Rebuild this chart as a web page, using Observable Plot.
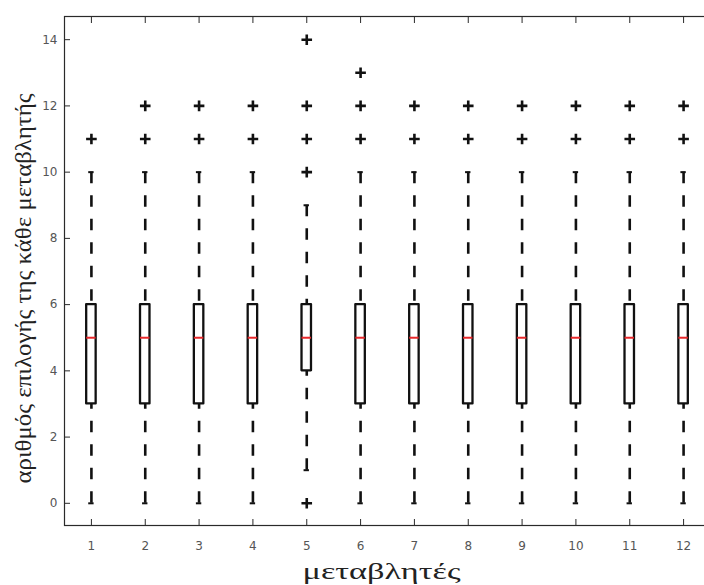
<!DOCTYPE html>
<html>
<head>
<meta charset="utf-8">
<script src="https://cdn.jsdelivr.net/npm/d3@7"></script>
<script src="https://cdn.jsdelivr.net/npm/@observablehq/plot@0.6"></script>
<style>
  html, body { margin: 0; padding: 0; background: #fff; overflow: hidden; }
  #chart { width: 704px; height: 585px; overflow: hidden; }
  #chart svg { display: block; max-width: none !important; }
</style>
</head>
<body>
<div id="chart"></div>
<script>
// Twelve variables, each summarised by a box plot
const variables = [1, 2, 3, 4, 5, 6, 7, 8, 9, 10, 11, 12];
const lowerQuartile = [3, 3, 3, 3, 4, 3, 3, 3, 3, 3, 3, 3];
const medians = [5, 5, 5, 5, 5, 5, 5, 5, 5, 5, 5, 5];
const upperQuartile = [6, 6, 6, 6, 6, 6, 6, 6, 6, 6, 6, 6];
const lowerWhisker = [0, 0, 0, 0, 1, 0, 0, 0, 0, 0, 0, 0];
const upperWhisker = [10, 10, 10, 10, 9, 10, 10, 10, 10, 10, 10, 10];
const outliers = [
  [11],
  [11, 12],
  [11, 12],
  [11, 12],
  [0, 10, 11, 12, 14],
  [11, 12, 13],
  [11, 12],
  [11, 12],
  [11, 12],
  [11, 12],
  [11, 12],
  [11, 12]
];
const yTicks = [0, 2, 4, 6, 8, 10, 12, 14];
const xTitle = "μεταβλητές";
const yTitle = "αριθμός επιλογής της κάθε μεταβλητής";

const boxes = variables.map((v, i) => ({
  x: v,
  q1: lowerQuartile[i],
  med: medians[i],
  q3: upperQuartile[i],
  lo: lowerWhisker[i],
  hi: upperWhisker[i]
}));
const outlierPoints = variables.flatMap((v, i) => outliers[i].map((y) => ({x: v, y})));

const boxHalf = 0.088;  // half box width, in variable units
const capHalf = 0.05;   // half whisker-cap width

// stroked "+" marker
const plusSymbol = {
  draw(context, size) {
    const r = Math.sqrt(size / Math.PI);
    context.moveTo(-r, 0); context.lineTo(r, 0);
    context.moveTo(0, -r); context.lineTo(0, r);
  }
};

const ink = "#111";
const axisInk = "#2a2a2a";
const tickFont = "DejaVu Sans, Liberation Sans, sans-serif";
const titleFont = "Liberation Serif, DejaVu Serif, serif";

const chart = Plot.plot({
  width: 712,
  height: 585,
  marginLeft: 64,
  marginRight: 2,
  marginTop: 16,
  marginBottom: 60,
  style: {background: "#fff", color: axisInk, fontFamily: tickFont, maxWidth: "none"},
  x: {domain: [0.5, 12.5]},
  y: {domain: [-0.67, 14.7]},
  marks: [
    // whiskers, dashed from the whisker end toward the box
    Plot.ruleX(boxes, {x: "x", y1: "hi", y2: "q3", stroke: ink, strokeWidth: 2.6, strokeDasharray: "11.5,12"}),
    Plot.ruleX(boxes, {x: "x", y1: "lo", y2: "q1", stroke: ink, strokeWidth: 2.6, strokeDasharray: "11.5,12"}),
    // whisker caps
    Plot.ruleY(boxes, {y: "hi", x1: (d) => d.x - capHalf, x2: (d) => d.x + capHalf, stroke: ink, strokeWidth: 2}),
    Plot.ruleY(boxes, {y: "lo", x1: (d) => d.x - capHalf, x2: (d) => d.x + capHalf, stroke: ink, strokeWidth: 2}),
    // interquartile boxes
    Plot.rect(boxes, {x1: (d) => d.x - boxHalf, x2: (d) => d.x + boxHalf, y1: "q1", y2: "q3", fill: "#fff", stroke: ink, strokeWidth: 2.3, strokeLinejoin: "round"}),
    // medians
    Plot.ruleY(boxes, {y: "med", x1: (d) => d.x - boxHalf, x2: (d) => d.x + boxHalf, stroke: "#e8282b", strokeWidth: 2}),
    // outliers
    Plot.dot(outlierPoints, {x: "x", y: "y", symbol: plusSymbol, r: 5.3, fill: "none", stroke: ink, strokeWidth: 2.6}),
    // axes with inward ticks on all four sides
    Plot.axisY(yTicks, {anchor: "left", tickSize: -6, tickPadding: 13, fontSize: 12, fill: "#555", stroke: axisInk, label: null}),
    Plot.axisY(yTicks, {anchor: "right", tickSize: -6, tickFormat: () => "", stroke: axisInk, label: null}),
    Plot.axisX(variables, {anchor: "bottom", tickSize: -6, tickPadding: 22, fontSize: 12, fill: "#555", stroke: axisInk, label: null}),
    Plot.axisX(variables, {anchor: "top", tickSize: -6, tickFormat: () => "", stroke: axisInk, label: null}),
    Plot.frame({stroke: axisInk, strokeWidth: 1.2}),
    // axis titles
    Plot.text([xTitle], {frameAnchor: "bottom", dy: 46.5, dx: -6, text: (d) => d, fontSize: 23, fontFamily: titleFont, fill: "#222", lineAnchor: "middle", textAnchor: "middle"}),
    Plot.text([yTitle], {frameAnchor: "left", dx: -41, dy: 17.5, rotate: -90, text: (d) => d, fontSize: 23, fontFamily: titleFont, fill: "#222", lineAnchor: "middle", textAnchor: "middle"})
  ]
});

// the axis titles are set in a wide, stretched face
d3.select(chart).selectAll("text")
  .filter(function () { return this.textContent === xTitle; })
  .attr("textLength", 158).attr("lengthAdjust", "spacingAndGlyphs");
d3.select(chart).selectAll("text")
  .filter(function () { return this.textContent === yTitle; })
  .attr("textLength", 390).attr("lengthAdjust", "spacingAndGlyphs");

document.getElementById("chart").appendChild(chart);
</script>
</body>
</html>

◆ SET PROBLEM:
Every line in the data that holds "chart" should be copied out.

◆ TASK ANSWER:
Rebuild this chart as a web page, using Observable Plot.
  #chart { width: 704px; height: 585px; overflow: hidden; }
  #chart svg { display: block; max-width: none !important; }
<div id="chart"></div>
const chart = Plot.plot({
d3.select(chart).selectAll("text")
d3.select(chart).selectAll("text")
document.getElementById("chart").appendChild(chart);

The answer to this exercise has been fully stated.